Climate extremes, such as heat waves, extended drought periods, and torrential rains, are among the strongest drivers of change in the functioning of terrestrial ecosystems. At the same time, the frequency and intensity of extreme events are predicted to further increase during the next decades. Climate extremes are expected to have long-lasting effects, as they may change the future trajectories of ecosystem functions by permanently changing the microbial community composition and function, leading to alternative stable states.

The study of ecological memory of recurrent stress events is thus central to our understanding of future ecosystem trajectories and predicting climate change effects. So far, the response of microbiomes has mainly been studied following one climate extreme, although it is well known that, for example, heat waves and drought periods commonly occur together. In addition, microbiome responses to recurrent stresses have mainly been studied in further stress periods, while it has remained elusive how alternative stable states of soil microbial communities may affect ecosystem functions during non-stress periods.

The main goal of the project therefore is to comprehensively study the combined effects of heat waves and droughts on microbiome interactions in the plant-soil system. We will focus on the limits of resistance and resilience of microbiomes to extreme pulse stresses, and the emergence of ecological memory by recurrent extreme events, both on microbiome functioning during further stress, but also during non-stress periods. In WP 4.1 we will investigate interactions in the decomposer soil food web under extreme events.

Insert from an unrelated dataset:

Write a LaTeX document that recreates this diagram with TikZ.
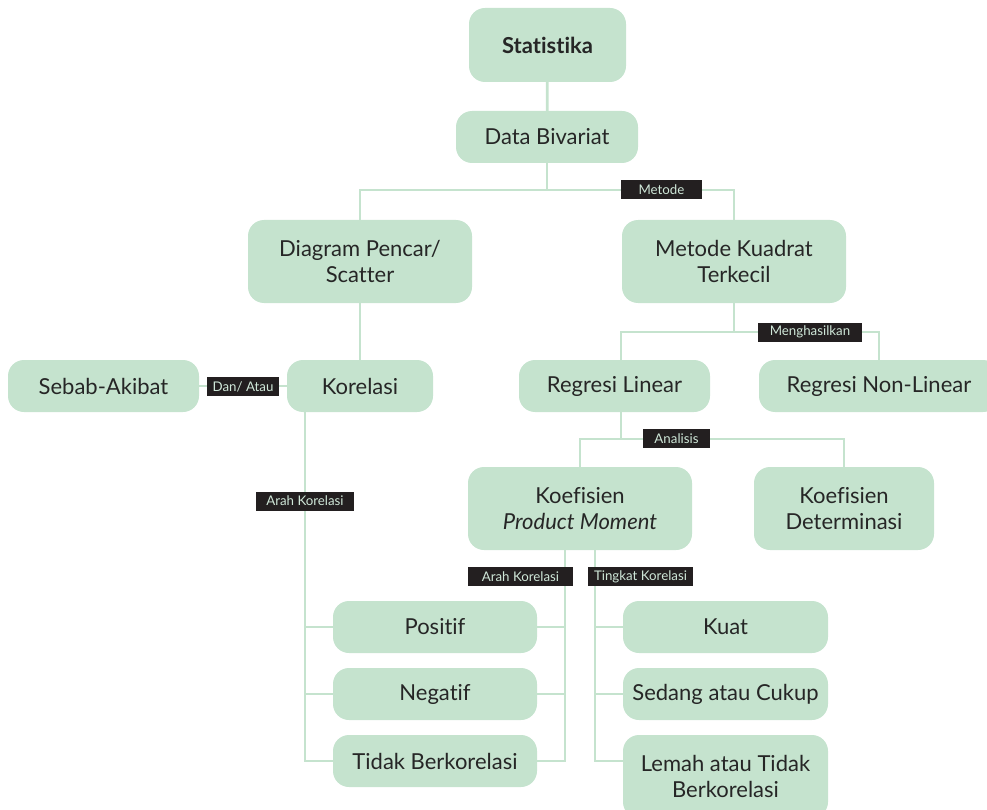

Our broad approach will consider bacteria, saprotrophic and mycorrhizal fungi, but also predators (e.g., protists, nematodes, and bacterial predators) as a key regulatory factor of microbial community composition and activity. We will use established and new drought and heat field experiments in Austria and supplement them with a variety of smaller-scale mesocosm experiments in which the soil food web can be manipulated. In addition, we will investigate the effect of pulse perturbations on the plant microbiome. We will study the community composition (by amplicon sequencing of marker genes), the functional potential of the community (by multi-omics), and the realized soil functions (through measurements of key gross processes, such as growth, respiration, organic matter decomposition, and similar) by stable isotope techniques (¹³C, ¹⁵N, ³³P, and ¹⁸O).

The results of this project will provide a unique assessment of the microbiome resistance and resilience in soil ecosystems to recurrent, combined extreme climate events, and will lead to a comprehensive framework of microbiomes and microbial interactions under climate extremes.